The Patrick County Board of Supervisors voted to pass a tall structures ordinance that will prohibit the construction of 400-foot wind turbines on the county’s mountain ridges. Telecommunications towers and church steeples are exempt from the tall structures ban.
The vote was in response to the results of a survey mailed to real estate owners along with their tax statements last fall. When county officials tallied the surveys in January, they announced that the tall structures ordinance was supported by 73.7% of the voters with 26.3% opposed.
Peters Creek District Supervisor David Young, board chairman, said at the January meeting that four members had said they would be bound by the outcome of the survey, even though it was not legally binding.
The ordinance was advertised minus a six-month “sunset clause,” and on Monday it passed by a vote of 4 to 1.
Mayo River District Supervisor Danny Foley made the motion to adopt the ordinance. Also voting in favor were Young; Dan River District Supervisor Jonathan Large; and Smith River District Crystal Harris.
The dissenting vote was cast by Blue Ridge District Supervisor Roger Martin, who has supported the wind turbines and opposed any ordinance banning them since the possibility was made public in March 2006.
Martin reiterated his opinion that banning wind turbines amounts to “taking property without just compensation” and violates the U.S. and Virginia Constitutions. He said the wind turbines would have made it possible for landowners to “make a significant amount of money” by leasing their land to wind energy companies. He said he had contacted someone in the Great Lakes area who was getting $6,500 a year renting his land for turbines.
“I think this ordinance has the potential to cost the county a lot of money,” Martin said, “and I think it’s illegal.”
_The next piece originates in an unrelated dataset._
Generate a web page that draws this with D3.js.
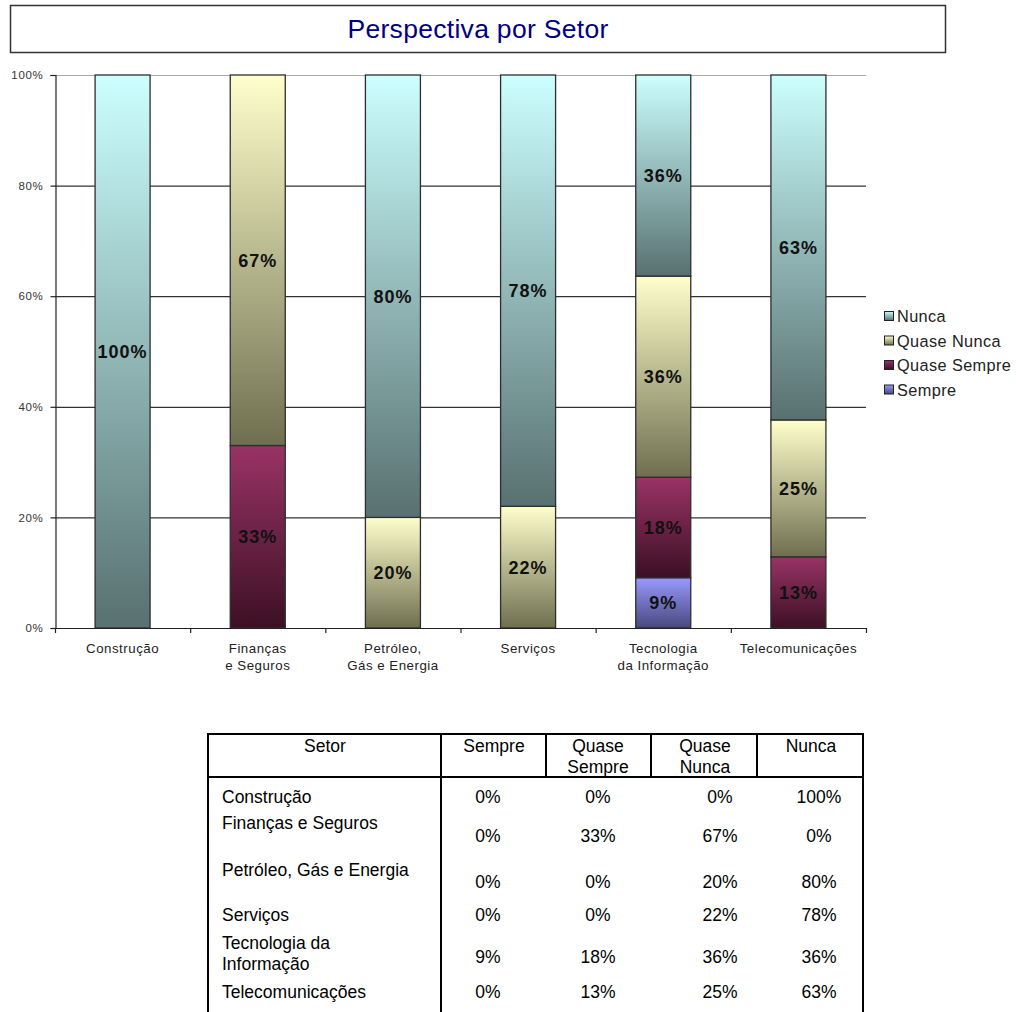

County Attorney Eric Monday said before the vote was taken that the ordinance had been advertised in accordance with the Code of Virginia and that a public hearing was not required before its adoption. He said it was “no different than a leash law” in terms of the legal requirements. There was no requirement that adjacent landowners be notified, as there is in some cases, because the ordinance applies to all of Patrick County, Monday said.
The issue has been debated or discussed in almost every supervisors’ meeting since it arose last spring, when the county learned that Community Energy Inc. was exploring the possibility of locating wind turbines on Bull Mountain, Belcher Mountain, and the Mountain View area of Meadows of Dan. The company has never publicly committed to a project in Patrick County, and CEI officials said last year that they were still assessing the wind resource in the county.
Opponents of the wind turbines, led by Save Our Appalachian Ridges (SOAR), lobbied throughout 2006 for passage of an ordinance to keep them out of Patrick County.
SOAR members and other citizens spoke during the public input session, prior to the vote on the ordinance.
Jackie Davenport said she was appearing at the meeting “to speak out against these monsters,” referring to the wind turbines. She asked the supervisors if they were going to abide by the wishes of the people. “I don’t want to see this beautiful county desecrated,” she said.
“I said I would be bound” by the survey results, Young said, and Foley concurred.
“I think we all, with the exception of Mr. Martin, are going to vote for the ordinance,” Harris said.
Davenport told Martin that she appreciated his “looking out for the landowners,” but said, in this case, “truth might be standing on its head.”
Gary Johnson, chief of the resource planning division of the Blue Ridge Parkway, said he wanted to let the board know that “the Blue Ridge Parkway is looking at this issue with great interest because of its implications on other localities along the parkway.”
Johnson said the issue should not be taken lightly, and he appreciated the seriousness with which the supervisors approached it.
Steve Sims said he was the man who advised the board to “go to the public” by conducting a survey. “I’m hoping y’all will listen to the public and vote accordingly,” Sims said.
Gloria Hilton said SOAR and others “really appreciate all you have done to listen to the people and vote as the people” wanted. “Thanks for a job well done,” she said.
Marcia Ardisonne said she was “impressed with the professionalism of most of the board.”
Scott Eutsler said he appreciated the way the board studied the topic of industrial wind development in Patrick County and took action based on the people’s wishes and the need to preserve the county’s resources.
Eutsler said no one could deny that there is an energy shortage, but he thought using “high-tech industrial wind” is not the solution to the problem. It’s like using high-tech methods to cure the common cold when chicken soup works just as well, he said.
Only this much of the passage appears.